Положительный ответ был бы некорректен. Пусть кто-то это ПРЕДЛОЖИЛ, но мы день за днем принимаем предложенное, всем нашим присутствием в мире запечатлевая решительный поворот от прошлого, благодаря которому мы приобрели образ мыслей, двадцать лет назад показавшийся нам гротескным, уродливым, варварским, теперь же, по сути, именно он позволяет нам чувствовать себя непринужденными, живыми, даже
Скажите еще, что мы не гениальны.
Стало быть, мы сожгли свои корабли и исправили ошибки. Теперь мы знаем, что переживаем революцию, и готовы поверить, что она явилась плодом коллективного творчества – даже скорее коллективного СТРЕМЛЕНИЯ К ВОЗДАЯНИЮ, – а не приключившаяся нежданно-негаданно дегенерация системы или дьявольский план какого-нибудь гения зла. Мы проживаем будущее, которое вырвали у прошлого, которое нам причитается и которое мы отчаянно хотели. Этот новый мир – наш, и эта революция – тоже.
Хорошо.
Теперь следует сосредоточиться на проблеме куда менее занимательной: ЭТОТ МИР МЫ НЕ В СОСТОЯНИИ ОБЪЯСНИТЬ, И МЫ НЕ ЗНАЕМ В ТОЧНОСТИ НИ ИСТОКОВ, НИ ЦЕЛЕЙ ЭТОЙ РЕВОЛЮЦИИ.
Боже правый, может, кто-то и имеет свои соображения по данному поводу. Но в целом мы очень немногое знаем о мутации, которой подвергаемся ныне. Наши жесты уже изменились и продолжают меняться с обескураживающей скоростью, но мысли, похоже, отстают, будучи не в силах поименовать то, что мы каждую секунду творим. Пространство и время уже не те, что прежде; то же происходит и с мыслительными категориями, какие мы долго именовали прошлым, душой, индивидуумом, свободой.
Разве это не фантастика?
Фантастика, конечно, полагаю я, потому и пишу эту книгу: меня привлекает возможность побыть немного там, где революция, которую мы переживаем, блекнет, немеет, погружается в бездну. Где мы не понимаем ее хода, где она скрывает смысл своих свершений, где не допускает нас к истокам событий. Где предстает перед нами как полная тайн граница. Прерия без конца и края, и ни единого дымка, до самого горизонта. Никаких указателей. Разве что рассказ какого-нибудь первопроходца.

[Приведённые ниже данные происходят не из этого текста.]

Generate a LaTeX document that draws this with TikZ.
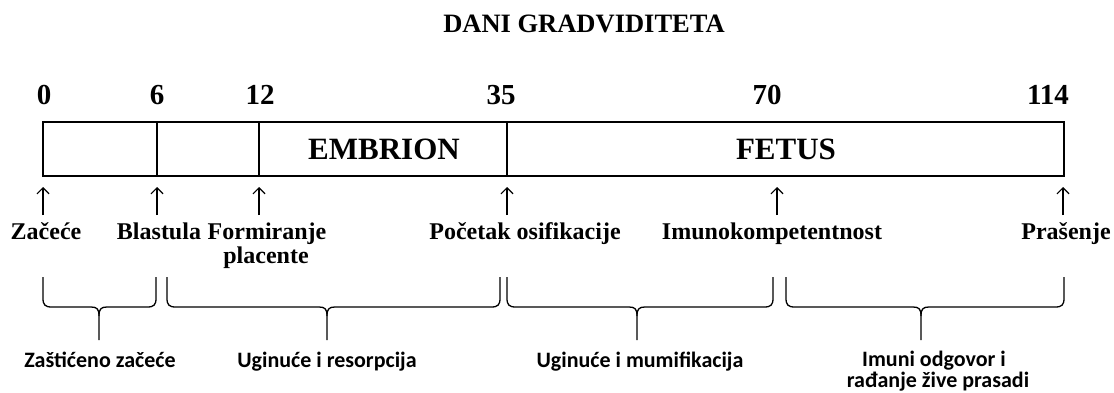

Я не хотел бы, чтобы сложилось ошибочное ощущение, будто у меня есть ответы и будто я собираюсь что-то объяснять.
Но карты у меня есть, что правда, то правда. Разумеется, только пустившись в путь, я смогу узнать, можно ли им верить, точны ли они, пригодны ли к использованию.
Чтобы пройти этот путь, я и пишу книгу.
Чтобы уж совсем не заблудиться, я прибегну к компасу, который меня никогда не подводил: к страху. Иди по следам страха и выйдешь к дому: своему ли, чужому. В данном случае это несложно, страхов возникает порядочно, и некоторые отнюдь не пустые.
Например. Один из таких страхов нашептывает: МЫ МЧИМСЯ ВПЕРЕД С ПОГАШЕННЫМИ ФАРАМИ. Это близко к истине. Мы не знаем хорошенько, от чего произошла эта революция, и еще меньше знаем о ее цели. Мы понятия не имеем о том, каковы ее задачи, и не в состоянии, по правде говоря, определить, хотя бы в первом приближении, ее принципы и систему ценностей: мы знаем принципы и ценности, скажем, Просвещения, но не наши. Во всяком случае, не можем выразить их столь же ясно и доходчиво. Так, если наш сын у нас спрашивает, куда мы идем, мы отвечаем уклончиво, скрывая свое незнание [ «Подумай сам» – еще не худший ответ: из него проистекает срочная необходимость написать эту книгу, но и вероятность того, что это все-таки буду не я].